- _TASK TO COMPLETE_
Exclude the pictures and return every line exactly as written.

- _GIVEN DATA_

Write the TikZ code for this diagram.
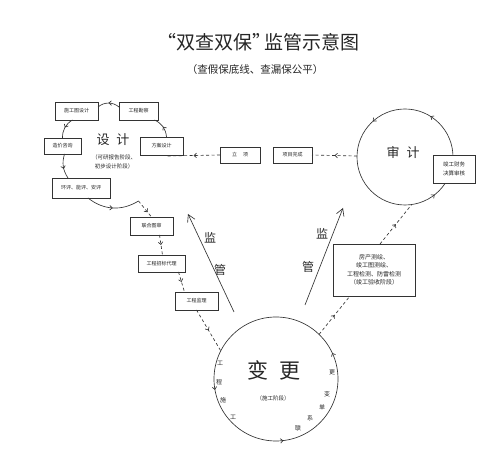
\documentclass[tikz,border=0pt]{standalone}
\usepackage{fontspec}
\newfontfamily\cjk{Noto Sans CJK SC}
\usetikzlibrary{arrows.meta,decorations.markings,calc}
\tikzset{
  every node/.style={font=\cjk, text=black!85},
  box/.style={draw=black!80, line width=0.65pt, fill=white, inner sep=0pt, outer sep=0pt,
    font=\cjk\fontsize{5}{6}\selectfont, minimum height=18pt},
  ln/.style={draw=black!80, line width=0.65pt},
  dsh/.style={ln, dash pattern=on 3pt off 2.5pt},
  midarrow/.style={postaction={decorate}, decoration={markings,
    mark=at position #1 with {\arrow{Straight Barb[length=2.5pt,width=4.5pt]}}}},
  midarrow/.default=0.5,
  ring/.style={circle, inner sep=0pt, outer sep=0pt},
  rimchar/.style={font=\cjk\fontsize{6}{7}\selectfont, inner sep=0pt},
  jian/.style={font=\cjk\fontsize{12}{14}\selectfont, inner sep=0pt},
  bigarrow/.style={ln, -{Straight Barb[length=7pt,width=8pt]}}
}
\begin{document}
\begin{tikzpicture}[x=1pt,y=1pt]
\useasboundingbox[fill=white] (0,0) rectangle (500,457);

% title
\node (title) at (258,415) {\fontsize{19}{22}\selectfont “双查双保”\kern-7pt 监管示意图};
\node (subtitle) at (255,387) {\fontsize{10.5}{12}\selectfont （查假保底线、查漏保公平）};

% design loop
\node[box, minimum width=43pt] (sgt) at (76.5,346) {施工图设计};
\node[box, minimum width=39pt] (gckc) at (138.5,346) {工程勘察};
\node[box, minimum width=43pt] (fasj) at (161.5,311) {方案设计};
\node[box, minimum width=37pt, minimum height=16pt] (zjzx) at (62.5,311) {造价咨询};
\node[box, minimum width=58pt, minimum height=20pt] (hp) at (81,269) {环评、能评、安评};
\node[inner sep=0pt] (sjlabel) at (113,317) {\fontsize{13}{15}\selectfont 设\hspace{7pt}计};
\node[inner sep=0pt, align=center, font=\cjk\fontsize{5.5}{9}\selectfont] (sjnote) at (114,295.5) {（可研报告阶段、\\初步设计阶段）};
\coordinate (arcend) at (138.5,256);

\draw[ln, midarrow] ([yshift=4pt]gckc.west) to[bend right=40] ([yshift=4pt]sgt.east);
\draw[ln, midarrow] ([xshift=-4pt]sgt.south) to[bend right=30] (zjzx.north);
\draw[ln, midarrow=0.6] ([xshift=2pt]zjzx.south) to[bend right=25] ([xshift=-13pt]hp.north);
\draw[ln, midarrow] ([xshift=7pt]hp.south) to[bend right=35] (arcend);
\draw[ln, midarrow] ([xshift=5pt]fasj.north) to[bend right=30] ([xshift=16pt]gckc.south);

% left chain
\node[box, minimum width=43pt] (lhts) at (151.5,231) {联合图审};
\node[box, minimum width=47pt, minimum height=17pt] (gczb) at (161.5,193.5) {工程招标代理};
\node[box, minimum width=43pt] (gcjl) at (196.5,156) {工程监理};
\draw[dsh, midarrow=0.7] (arcend) -- (lhts.north);
\draw[dsh, midarrow] ([xshift=8pt]lhts.south) -- ([xshift=1pt]gczb.north);
\draw[dsh, midarrow] ([xshift=17pt]gczb.south) -- ([xshift=-12pt]gcjl.north);

% middle row
\node[box, minimum width=40pt, minimum height=16pt] (lx) at (240,302) {立\hspace{6pt}项};
\node[box, minimum width=39pt, minimum height=16pt] (xmwc) at (292.5,302) {项目完成};
\coordinate (dashleft) at (167,301);

% audit circle
\node[ring, minimum size=96pt] (sjc) at (405,300) {};
\draw[ln, postaction={decorate}, decoration={markings,
  mark=at position 0.161 with {\arrow{Straight Barb[length=2.5pt,width=4.5pt]}},
  mark=at position 0.367 with {\arrow{Straight Barb[length=2.5pt,width=4.5pt]}},
  mark=at position 0.856 with {\arrow{Straight Barb[length=2.5pt,width=4.5pt]}}}]
  (sjc.center) circle[radius=48];
\node[inner sep=0pt] (sjt) at (403,304) {\fontsize{13}{15}\selectfont 审\hspace{7pt}计};
\node[box, minimum width=42pt, minimum height=28pt, align=center, font=\cjk\fontsize{5.5}{9}\selectfont] (jgcw) at (454,288) {竣工财务\\决算审核};

\draw[dsh, midarrow] ([yshift=1pt]sjc.west) -- (xmwc.east);
\draw[dsh, midarrow] (lx.west) -- (dashleft);

% survey box
\node[box, minimum width=82pt, minimum height=52pt, align=center, font=\cjk\fontsize{6}{8.5}\selectfont] (fc) at (374,187) {房产测绘、\\竣工图测绘、\\工程检测、防雷检测\\（竣工验收阶段）};

% change circle
\node[ring, minimum size=124pt] (bg) at (276,78) {};
\draw[ln, postaction={decorate}, decoration={markings,
  mark=at position 0.069 with {\arrow{Straight Barb[length=2.5pt,width=4.5pt]}},
  mark=at position 0.528 with {\arrow{Straight Barb[length=2.5pt,width=4.5pt]}},
  mark=at position 0.769 with {\arrow{Straight Barb[length=2.5pt,width=4.5pt]}}}]
  (bg.center) circle[radius=62];
\node[inner sep=0pt] (bgt) at (274,87) {\fontsize{21}{24}\selectfont 变\hspace{12pt}更};
\node[inner sep=0pt, font=\cjk\fontsize{5.5}{7}\selectfont] (bgnote) at (273,59) {（施工阶段）};
\node[rimchar] (l1) at (220,94) {工};
\node[rimchar] (l2) at (219,75) {程};
\node[rimchar] (l3) at (223,57) {施};
\node[rimchar] (l4) at (233,40) {工};
\node[rimchar] (r1) at (332,85) {更};
\node[rimchar] (r2) at (327,63) {变};
\node[rimchar] (r3) at (322,50) {单};
\node[rimchar] (r4) at (310,39) {系};
\node[rimchar] (r5) at (298,29) {联};

\draw[dsh, midarrow] (gcjl.south) -- (bg.153);
\draw[dsh, midarrow] (bg.46) -- ([xshift=-24pt]fc.south);
\draw[dsh, midarrow] ([xshift=6pt]fc.north) -- (sjc.278);

% supervision arrows
\coordinate (jgL1) at (234,145);
\coordinate (jgL2) at (188,243);
\coordinate (jgR1) at (305,152);
\coordinate (jgR2) at (343,249);
\draw[bigarrow] (jgL1) -- (jgL2);
\draw[bigarrow] (jgR1) -- (jgR2);
\node[jian] (jL1) at (210,219) {监};
\node[jian] (jL2) at (220,187) {管};
\node[jian] (jR1) at (322,223) {监};
\node[jian] (jR2) at (308,190) {管};
\end{tikzpicture}
\end{document}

- _THE RESULT_
Write the TikZ code for this diagram.
\documentclass[tikz,border=0pt]{standalone}
\usepackage{fontspec}
\newfontfamily\cjk{Noto Sans CJK SC}
\usetikzlibrary{arrows.meta,decorations.markings,calc}
\tikzset{
  every node/.style={font=\cjk, text=black!85},
  box/.style={draw=black!80, line width=0.65pt, fill=white, inner sep=0pt, outer sep=0pt,
    font=\cjk\fontsize{5}{6}\selectfont, minimum height=18pt},
  ln/.style={draw=black!80, line width=0.65pt},
  dsh/.style={ln, dash pattern=on 3pt off 2.5pt},
  midarrow/.style={postaction={decorate}, decoration={markings,
    mark=at position #1 with {\arrow{Straight Barb[length=2.5pt,width=4.5pt]}}}},
  midarrow/.default=0.5,
  ring/.style={circle, inner sep=0pt, outer sep=0pt},
  rimchar/.style={font=\cjk\fontsize{6}{7}\selectfont, inner sep=0pt},
  jian/.style={font=\cjk\fontsize{12}{14}\selectfont, inner sep=0pt},
  bigarrow/.style={ln, -{Straight Barb[length=7pt,width=8pt]}}
}
\begin{document}
\begin{tikzpicture}[x=1pt,y=1pt]
\useasboundingbox[fill=white] (0,0) rectangle (500,457);

% title
\node (title) at (258,415) {\fontsize{19}{22}\selectfont “双查双保”\kern-7pt 监管示意图};
\node (subtitle) at (255,387) {\fontsize{10.5}{12}\selectfont （查假保底线、查漏保公平）};

% design loop
\node[box, minimum width=43pt] (sgt) at (76.5,346) {施工图设计};
\node[box, minimum width=39pt] (gckc) at (138.5,346) {工程勘察};
\node[box, minimum width=43pt] (fasj) at (161.5,311) {方案设计};
\node[box, minimum width=37pt, minimum height=16pt] (zjzx) at (62.5,311) {造价咨询};
\node[box, minimum width=58pt, minimum height=20pt] (hp) at (81,269) {环评、能评、安评};
\node[inner sep=0pt] (sjlabel) at (113,317) {\fontsize{13}{15}\selectfont 设\hspace{7pt}计};
\node[inner sep=0pt, align=center, font=\cjk\fontsize{5.5}{9}\selectfont] (sjnote) at (114,295.5) {（可研报告阶段、\\初步设计阶段）};
\coordinate (arcend) at (138.5,256);

\draw[ln, midarrow] ([yshift=4pt]gckc.west) to[bend right=40] ([yshift=4pt]sgt.east);
\draw[ln, midarrow] ([xshift=-4pt]sgt.south) to[bend right=30] (zjzx.north);
\draw[ln, midarrow=0.6] ([xshift=2pt]zjzx.south) to[bend right=25] ([xshift=-13pt]hp.north);
\draw[ln, midarrow] ([xshift=7pt]hp.south) to[bend right=35] (arcend);
\draw[ln, midarrow] ([xshift=5pt]fasj.north) to[bend right=30] ([xshift=16pt]gckc.south);

% left chain
\node[box, minimum width=43pt] (lhts) at (151.5,231) {联合图审};
\node[box, minimum width=47pt, minimum height=17pt] (gczb) at (161.5,193.5) {工程招标代理};
\node[box, minimum width=43pt] (gcjl) at (196.5,156) {工程监理};
\draw[dsh, midarrow=0.7] (arcend) -- (lhts.north);
\draw[dsh, midarrow] ([xshift=8pt]lhts.south) -- ([xshift=1pt]gczb.north);
\draw[dsh, midarrow] ([xshift=17pt]gczb.south) -- ([xshift=-12pt]gcjl.north);

% middle row
\node[box, minimum width=40pt, minimum height=16pt] (lx) at (240,302) {立\hspace{6pt}项};
\node[box, minimum width=39pt, minimum height=16pt] (xmwc) at (292.5,302) {项目完成};
\coordinate (dashleft) at (167,301);

% audit circle
\node[ring, minimum size=96pt] (sjc) at (405,300) {};
\draw[ln, postaction={decorate}, decoration={markings,
  mark=at position 0.161 with {\arrow{Straight Barb[length=2.5pt,width=4.5pt]}},
  mark=at position 0.367 with {\arrow{Straight Barb[length=2.5pt,width=4.5pt]}},
  mark=at position 0.856 with {\arrow{Straight Barb[length=2.5pt,width=4.5pt]}}}]
  (sjc.center) circle[radius=48];
\node[inner sep=0pt] (sjt) at (403,304) {\fontsize{13}{15}\selectfont 审\hspace{7pt}计};
\node[box, minimum width=42pt, minimum height=28pt, align=center, font=\cjk\fontsize{5.5}{9}\selectfont] (jgcw) at (454,288) {竣工财务\\决算审核};

\draw[dsh, midarrow] ([yshift=1pt]sjc.west) -- (xmwc.east);
\draw[dsh, midarrow] (lx.west) -- (dashleft);

% survey box
\node[box, minimum width=82pt, minimum height=52pt, align=center, font=\cjk\fontsize{6}{8.5}\selectfont] (fc) at (374,187) {房产测绘、\\竣工图测绘、\\工程检测、防雷检测\\（竣工验收阶段）};

% change circle
\node[ring, minimum size=124pt] (bg) at (276,78) {};
\draw[ln, postaction={decorate}, decoration={markings,
  mark=at position 0.069 with {\arrow{Straight Barb[length=2.5pt,width=4.5pt]}},
  mark=at position 0.528 with {\arrow{Straight Barb[length=2.5pt,width=4.5pt]}},
  mark=at position 0.769 with {\arrow{Straight Barb[length=2.5pt,width=4.5pt]}}}]
  (bg.center) circle[radius=62];
\node[inner sep=0pt] (bgt) at (274,87) {\fontsize{21}{24}\selectfont 变\hspace{12pt}更};
\node[inner sep=0pt, font=\cjk\fontsize{5.5}{7}\selectfont] (bgnote) at (273,59) {（施工阶段）};
\node[rimchar] (l1) at (220,94) {工};
\node[rimchar] (l2) at (219,75) {程};
\node[rimchar] (l3) at (223,57) {施};
\node[rimchar] (l4) at (233,40) {工};
\node[rimchar] (r1) at (332,85) {更};
\node[rimchar] (r2) at (327,63) {变};
\node[rimchar] (r3) at (322,50) {单};
\node[rimchar] (r4) at (310,39) {系};
\node[rimchar] (r5) at (298,29) {联};

\draw[dsh, midarrow] (gcjl.south) -- (bg.153);
\draw[dsh, midarrow] (bg.46) -- ([xshift=-24pt]fc.south);
\draw[dsh, midarrow] ([xshift=6pt]fc.north) -- (sjc.278);

% supervision arrows
\coordinate (jgL1) at (234,145);
\coordinate (jgL2) at (188,243);
\coordinate (jgR1) at (305,152);
\coordinate (jgR2) at (343,249);
\draw[bigarrow] (jgL1) -- (jgL2);
\draw[bigarrow] (jgR1) -- (jgR2);
\node[jian] (jL1) at (210,219) {监};
\node[jian] (jL2) at (220,187) {管};
\node[jian] (jR1) at (322,223) {监};
\node[jian] (jR2) at (308,190) {管};
\end{tikzpicture}
\end{document}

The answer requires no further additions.